San Francisco Chronicle

Ex-tenant says she felt safe at warehouse

- By Matthias Gafni

Former Ghost Ship resident Carmen Brito saw fire trucks constantly circling the block, police officers frequently visiting the warehouse and child protective services agents regularly touring the inside of the warehouse during the year she lived in the Fruitvale artists collective.

Fire Station 13 was a block away, she testified Thursday afternoon. “I felt safe.”

“I don’t think I’ve lived somewhere with so much of a presence of government officials,” she said.

Brito, who shared her experience publicly in the days and weeks following the Dec. 2, 2016, fire, testified Thursday in an emotional day of testimony at the Alameda County Superior courtroom.

Master tenant Derick Almena, 49,

who leased the warehouse and brought in up to 25 tenants at a time, and Max Harris, 29, whom prosecutor­s have described as the secondin-command who collected rent payments, both face 36 counts of involuntar­y manslaught­er for each person who died in the blaze. Almena and Harris are accused of creating a death trap and then inviting guests to an ill-advised party inside.

Brito, now an English teacher, described responding to a Craigslist ad to move into the warehouse at the beginning of 2016 and entering the eclectic warehouse for the first time.

“It was like stepping into a new world. It was the most beautiful place I’d ever seen,” she said. “It seemed to hold almost everything possible.”

She initially paid $400 monthly rent and recalled no sprinklers or exit signs in the premises, and one smoke alarm in one tenant’s space.

She described a community where there were regular events, sometimes a small informal drum circle with around eight people, and usually a monthly larger event with more than 50 people.

On the day of the fire, Brito said, she took a nap and woke up gagging on smoke. She yelled for help, sat up in her lofted bed, looked over her shoulder and through a tapestry she hung nearby she could see an orange glow from the kitchen area in the rear of the warehouse. It was the early stages of the fire.

“It was like I was underwater, but I could hear the music and very far away my own voice,” she testified.

She put on her shoes and coat, thinking it was cold outside. She had no concept that the fire would become massive in those early moments, she said.

She quickly realized it was too big a fire to fight and she fled from the warehouse, as Harris and Bob Mule ran toward the “monstrous glow,” she said.
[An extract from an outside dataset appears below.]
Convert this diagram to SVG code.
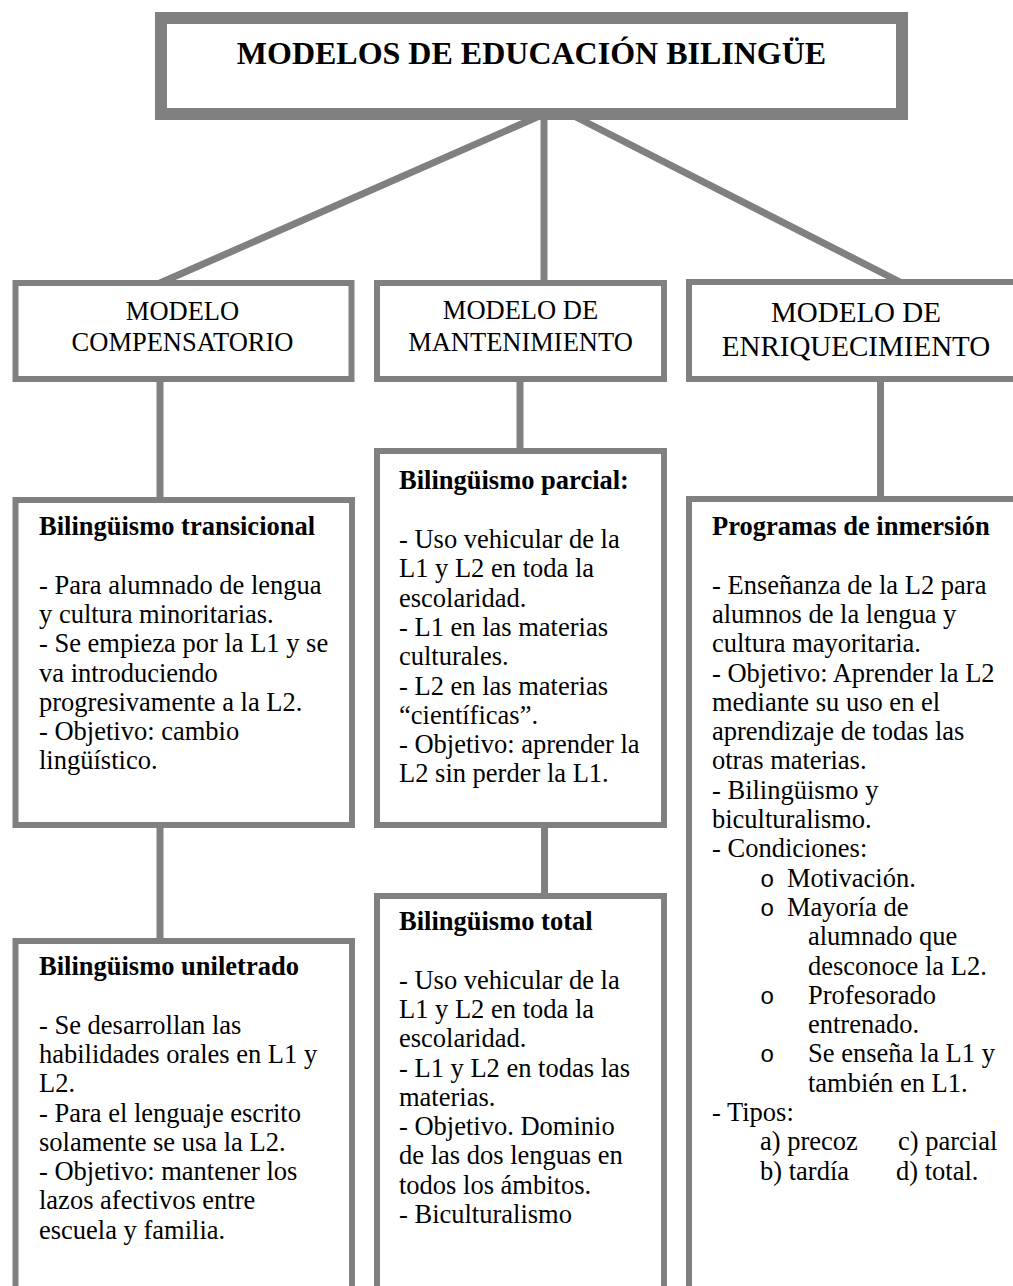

At one point, Harris yelled “Fire!” and it “felt like a shock wave … like something hit all of us,” she recalled. The residents all ran outside, where she sucked in a big gulp of fresh, cold air.

Brito said she phoned 911 from the front doorway as she saw Harris use his cell phone light to usher more than a dozen residents outside as he screamed, “This is the exit! Come this way!”

Prosecutor­s played a portion of her 911 call, along with others, as Brito dabbed her eyes with a tissue. The recordings elicited hugs and sobs among victims’ family members in the gallery.

“There’s people inside! There’s people inside! We need a lot of help!” one caller screamed to a dispatcher. Another just kept repeating over and over “Oh my God” as frantic screams could be heard in the background.

Brito told of an unknown blond woman with heavy eyeliner outside asking if she was calling 911. Next thing she knew, the woman was gone and back into the warehouse, an emotional Brito stated.

An earlier witness testified about escaping the night of the fire and bumping into a young, blond woman with wide eyes who looked scared and walked around in a circle on the first floor. It’s unclear if this is the same person Brito saw.

During an afternoon break in Brito’s testimony, emotions ran deep in the hallway. The mother of fire victim Chelsea Dolan embraced Brito as the pair sobbed. Colleen Dolan broke down in tears, sitting on the floor as fellow victims’ family members, attorneys and friends consoled her.

Earlier in the day, the Oakland Fire Department’s lead investigat­or into the blaze told jurors she could not exclude an incendiary device as the cause of the catastroph­e, but found no evidence of it.

“We didn’t find any evidence of Molotov cocktails,” retired inspector Maria Sabatini testified. “But we couldn’t eliminate it due to the amount of damage.”

Defense attorneys asked Sabatini questions intended to push their theory that a group of unidentifi­ed men sparked the fire by smashing containers full of gasoline in the back of the building.

The unsanction­ed home and work space for artists was strewn with extension cords, cables and flammable wood, and Sabatini has testified in the past that the fire was “most likely” caused by an electrical failure.

On Thursday, Sabatini told prosecutor­s that no distorted glass, which might be consistent with a Molotov cocktail, was found in the area where the fire ignited. She said a witness descriptio­n of seeing smoke followed by a glow in the early stages of the fire was not consistent with such a firebomb.